» **RECORDED INFORMATION**:

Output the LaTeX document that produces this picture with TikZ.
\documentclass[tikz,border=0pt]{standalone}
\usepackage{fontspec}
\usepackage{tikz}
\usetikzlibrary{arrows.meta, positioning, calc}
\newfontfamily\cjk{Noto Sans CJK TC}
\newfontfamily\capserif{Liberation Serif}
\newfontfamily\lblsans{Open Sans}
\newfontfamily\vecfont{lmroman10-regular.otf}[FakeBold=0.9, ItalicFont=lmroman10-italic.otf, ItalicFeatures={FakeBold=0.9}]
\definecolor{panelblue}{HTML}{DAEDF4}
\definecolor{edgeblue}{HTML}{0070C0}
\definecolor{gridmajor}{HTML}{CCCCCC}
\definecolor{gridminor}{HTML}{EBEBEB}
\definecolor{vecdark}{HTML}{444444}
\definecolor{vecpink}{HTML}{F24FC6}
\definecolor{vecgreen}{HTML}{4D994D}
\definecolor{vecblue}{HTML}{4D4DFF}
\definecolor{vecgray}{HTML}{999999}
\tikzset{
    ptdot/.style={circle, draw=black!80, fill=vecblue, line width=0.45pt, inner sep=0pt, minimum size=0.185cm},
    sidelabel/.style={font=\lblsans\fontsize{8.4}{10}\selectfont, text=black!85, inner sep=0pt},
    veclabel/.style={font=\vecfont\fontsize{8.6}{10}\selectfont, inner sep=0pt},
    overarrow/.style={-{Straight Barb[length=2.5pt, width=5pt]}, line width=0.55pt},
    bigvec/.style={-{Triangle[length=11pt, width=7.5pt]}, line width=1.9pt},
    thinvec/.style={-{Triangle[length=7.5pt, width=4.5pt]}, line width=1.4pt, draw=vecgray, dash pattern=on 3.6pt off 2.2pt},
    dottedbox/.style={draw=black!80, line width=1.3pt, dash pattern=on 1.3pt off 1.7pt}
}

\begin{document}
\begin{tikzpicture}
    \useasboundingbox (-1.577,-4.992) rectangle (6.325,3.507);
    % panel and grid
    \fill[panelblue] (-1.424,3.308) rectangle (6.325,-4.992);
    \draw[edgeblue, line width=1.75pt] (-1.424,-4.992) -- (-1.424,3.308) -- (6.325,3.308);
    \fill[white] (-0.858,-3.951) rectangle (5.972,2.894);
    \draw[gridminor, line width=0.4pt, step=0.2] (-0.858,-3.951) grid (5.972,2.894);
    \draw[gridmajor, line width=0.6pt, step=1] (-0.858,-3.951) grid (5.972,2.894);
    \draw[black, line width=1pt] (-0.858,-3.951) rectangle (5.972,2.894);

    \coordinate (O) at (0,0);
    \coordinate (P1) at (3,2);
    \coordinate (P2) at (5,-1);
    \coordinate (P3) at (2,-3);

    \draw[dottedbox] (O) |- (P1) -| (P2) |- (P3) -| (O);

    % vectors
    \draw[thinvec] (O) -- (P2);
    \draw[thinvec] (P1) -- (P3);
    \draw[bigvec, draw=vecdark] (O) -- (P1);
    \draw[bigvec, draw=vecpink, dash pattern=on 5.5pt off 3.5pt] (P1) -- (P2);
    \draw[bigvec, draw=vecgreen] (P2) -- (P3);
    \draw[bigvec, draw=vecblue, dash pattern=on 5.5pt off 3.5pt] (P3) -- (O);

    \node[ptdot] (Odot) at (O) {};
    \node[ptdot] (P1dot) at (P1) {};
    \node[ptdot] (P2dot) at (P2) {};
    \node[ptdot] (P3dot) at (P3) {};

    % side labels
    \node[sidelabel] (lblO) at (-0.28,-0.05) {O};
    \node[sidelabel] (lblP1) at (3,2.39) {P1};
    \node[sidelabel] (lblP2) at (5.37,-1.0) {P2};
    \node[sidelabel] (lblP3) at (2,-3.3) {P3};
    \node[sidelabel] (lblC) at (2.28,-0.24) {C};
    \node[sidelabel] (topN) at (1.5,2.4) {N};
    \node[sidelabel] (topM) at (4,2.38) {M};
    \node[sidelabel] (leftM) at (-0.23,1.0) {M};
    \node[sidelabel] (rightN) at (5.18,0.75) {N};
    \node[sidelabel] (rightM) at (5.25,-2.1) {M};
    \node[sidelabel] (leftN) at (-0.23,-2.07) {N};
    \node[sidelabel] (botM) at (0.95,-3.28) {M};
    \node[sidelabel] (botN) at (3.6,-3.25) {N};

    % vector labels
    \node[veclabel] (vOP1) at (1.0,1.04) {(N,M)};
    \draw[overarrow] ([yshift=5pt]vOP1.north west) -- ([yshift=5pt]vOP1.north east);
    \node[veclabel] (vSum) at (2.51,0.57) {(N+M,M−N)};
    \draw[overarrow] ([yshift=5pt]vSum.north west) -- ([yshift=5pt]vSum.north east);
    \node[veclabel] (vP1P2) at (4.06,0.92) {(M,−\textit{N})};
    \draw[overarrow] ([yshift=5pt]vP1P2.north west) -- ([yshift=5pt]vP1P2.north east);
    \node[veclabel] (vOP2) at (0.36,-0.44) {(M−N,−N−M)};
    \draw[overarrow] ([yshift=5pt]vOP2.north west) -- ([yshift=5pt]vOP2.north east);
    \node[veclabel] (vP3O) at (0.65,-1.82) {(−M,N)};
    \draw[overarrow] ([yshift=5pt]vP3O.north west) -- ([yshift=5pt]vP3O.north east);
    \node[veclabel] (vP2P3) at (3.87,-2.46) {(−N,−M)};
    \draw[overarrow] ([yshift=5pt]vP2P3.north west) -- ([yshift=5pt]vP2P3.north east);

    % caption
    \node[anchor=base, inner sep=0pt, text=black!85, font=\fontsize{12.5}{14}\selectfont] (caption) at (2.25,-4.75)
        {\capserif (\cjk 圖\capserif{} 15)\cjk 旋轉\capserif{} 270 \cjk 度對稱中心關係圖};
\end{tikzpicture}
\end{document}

» **TO DO**: Your task is to return the full listing exactly as it was given.

» **TASK ANSWER**:
Output the LaTeX document that produces this picture with TikZ.
\documentclass[tikz,border=0pt]{standalone}
\usepackage{fontspec}
\usepackage{tikz}
\usetikzlibrary{arrows.meta, positioning, calc}
\newfontfamily\cjk{Noto Sans CJK TC}
\newfontfamily\capserif{Liberation Serif}
\newfontfamily\lblsans{Open Sans}
\newfontfamily\vecfont{lmroman10-regular.otf}[FakeBold=0.9, ItalicFont=lmroman10-italic.otf, ItalicFeatures={FakeBold=0.9}]
\definecolor{panelblue}{HTML}{DAEDF4}
\definecolor{edgeblue}{HTML}{0070C0}
\definecolor{gridmajor}{HTML}{CCCCCC}
\definecolor{gridminor}{HTML}{EBEBEB}
\definecolor{vecdark}{HTML}{444444}
\definecolor{vecpink}{HTML}{F24FC6}
\definecolor{vecgreen}{HTML}{4D994D}
\definecolor{vecblue}{HTML}{4D4DFF}
\definecolor{vecgray}{HTML}{999999}
\tikzset{
    ptdot/.style={circle, draw=black!80, fill=vecblue, line width=0.45pt, inner sep=0pt, minimum size=0.185cm},
    sidelabel/.style={font=\lblsans\fontsize{8.4}{10}\selectfont, text=black!85, inner sep=0pt},
    veclabel/.style={font=\vecfont\fontsize{8.6}{10}\selectfont, inner sep=0pt},
    overarrow/.style={-{Straight Barb[length=2.5pt, width=5pt]}, line width=0.55pt},
    bigvec/.style={-{Triangle[length=11pt, width=7.5pt]}, line width=1.9pt},
    thinvec/.style={-{Triangle[length=7.5pt, width=4.5pt]}, line width=1.4pt, draw=vecgray, dash pattern=on 3.6pt off 2.2pt},
    dottedbox/.style={draw=black!80, line width=1.3pt, dash pattern=on 1.3pt off 1.7pt}
}

\begin{document}
\begin{tikzpicture}
    \useasboundingbox (-1.577,-4.992) rectangle (6.325,3.507);
    % panel and grid
    \fill[panelblue] (-1.424,3.308) rectangle (6.325,-4.992);
    \draw[edgeblue, line width=1.75pt] (-1.424,-4.992) -- (-1.424,3.308) -- (6.325,3.308);
    \fill[white] (-0.858,-3.951) rectangle (5.972,2.894);
    \draw[gridminor, line width=0.4pt, step=0.2] (-0.858,-3.951) grid (5.972,2.894);
    \draw[gridmajor, line width=0.6pt, step=1] (-0.858,-3.951) grid (5.972,2.894);
    \draw[black, line width=1pt] (-0.858,-3.951) rectangle (5.972,2.894);

    \coordinate (O) at (0,0);
    \coordinate (P1) at (3,2);
    \coordinate (P2) at (5,-1);
    \coordinate (P3) at (2,-3);

    \draw[dottedbox] (O) |- (P1) -| (P2) |- (P3) -| (O);

    % vectors
    \draw[thinvec] (O) -- (P2);
    \draw[thinvec] (P1) -- (P3);
    \draw[bigvec, draw=vecdark] (O) -- (P1);
    \draw[bigvec, draw=vecpink, dash pattern=on 5.5pt off 3.5pt] (P1) -- (P2);
    \draw[bigvec, draw=vecgreen] (P2) -- (P3);
    \draw[bigvec, draw=vecblue, dash pattern=on 5.5pt off 3.5pt] (P3) -- (O);

    \node[ptdot] (Odot) at (O) {};
    \node[ptdot] (P1dot) at (P1) {};
    \node[ptdot] (P2dot) at (P2) {};
    \node[ptdot] (P3dot) at (P3) {};

    % side labels
    \node[sidelabel] (lblO) at (-0.28,-0.05) {O};
    \node[sidelabel] (lblP1) at (3,2.39) {P1};
    \node[sidelabel] (lblP2) at (5.37,-1.0) {P2};
    \node[sidelabel] (lblP3) at (2,-3.3) {P3};
    \node[sidelabel] (lblC) at (2.28,-0.24) {C};
    \node[sidelabel] (topN) at (1.5,2.4) {N};
    \node[sidelabel] (topM) at (4,2.38) {M};
    \node[sidelabel] (leftM) at (-0.23,1.0) {M};
    \node[sidelabel] (rightN) at (5.18,0.75) {N};
    \node[sidelabel] (rightM) at (5.25,-2.1) {M};
    \node[sidelabel] (leftN) at (-0.23,-2.07) {N};
    \node[sidelabel] (botM) at (0.95,-3.28) {M};
    \node[sidelabel] (botN) at (3.6,-3.25) {N};

    % vector labels
    \node[veclabel] (vOP1) at (1.0,1.04) {(N,M)};
    \draw[overarrow] ([yshift=5pt]vOP1.north west) -- ([yshift=5pt]vOP1.north east);
    \node[veclabel] (vSum) at (2.51,0.57) {(N+M,M−N)};
    \draw[overarrow] ([yshift=5pt]vSum.north west) -- ([yshift=5pt]vSum.north east);
    \node[veclabel] (vP1P2) at (4.06,0.92) {(M,−\textit{N})};
    \draw[overarrow] ([yshift=5pt]vP1P2.north west) -- ([yshift=5pt]vP1P2.north east);
    \node[veclabel] (vOP2) at (0.36,-0.44) {(M−N,−N−M)};
    \draw[overarrow] ([yshift=5pt]vOP2.north west) -- ([yshift=5pt]vOP2.north east);
    \node[veclabel] (vP3O) at (0.65,-1.82) {(−M,N)};
    \draw[overarrow] ([yshift=5pt]vP3O.north west) -- ([yshift=5pt]vP3O.north east);
    \node[veclabel] (vP2P3) at (3.87,-2.46) {(−N,−M)};
    \draw[overarrow] ([yshift=5pt]vP2P3.north west) -- ([yshift=5pt]vP2P3.north east);

    % caption
    \node[anchor=base, inner sep=0pt, text=black!85, font=\fontsize{12.5}{14}\selectfont] (caption) at (2.25,-4.75)
        {\capserif (\cjk 圖\capserif{} 15)\cjk 旋轉\capserif{} 270 \cjk 度對稱中心關係圖};
\end{tikzpicture}
\end{document}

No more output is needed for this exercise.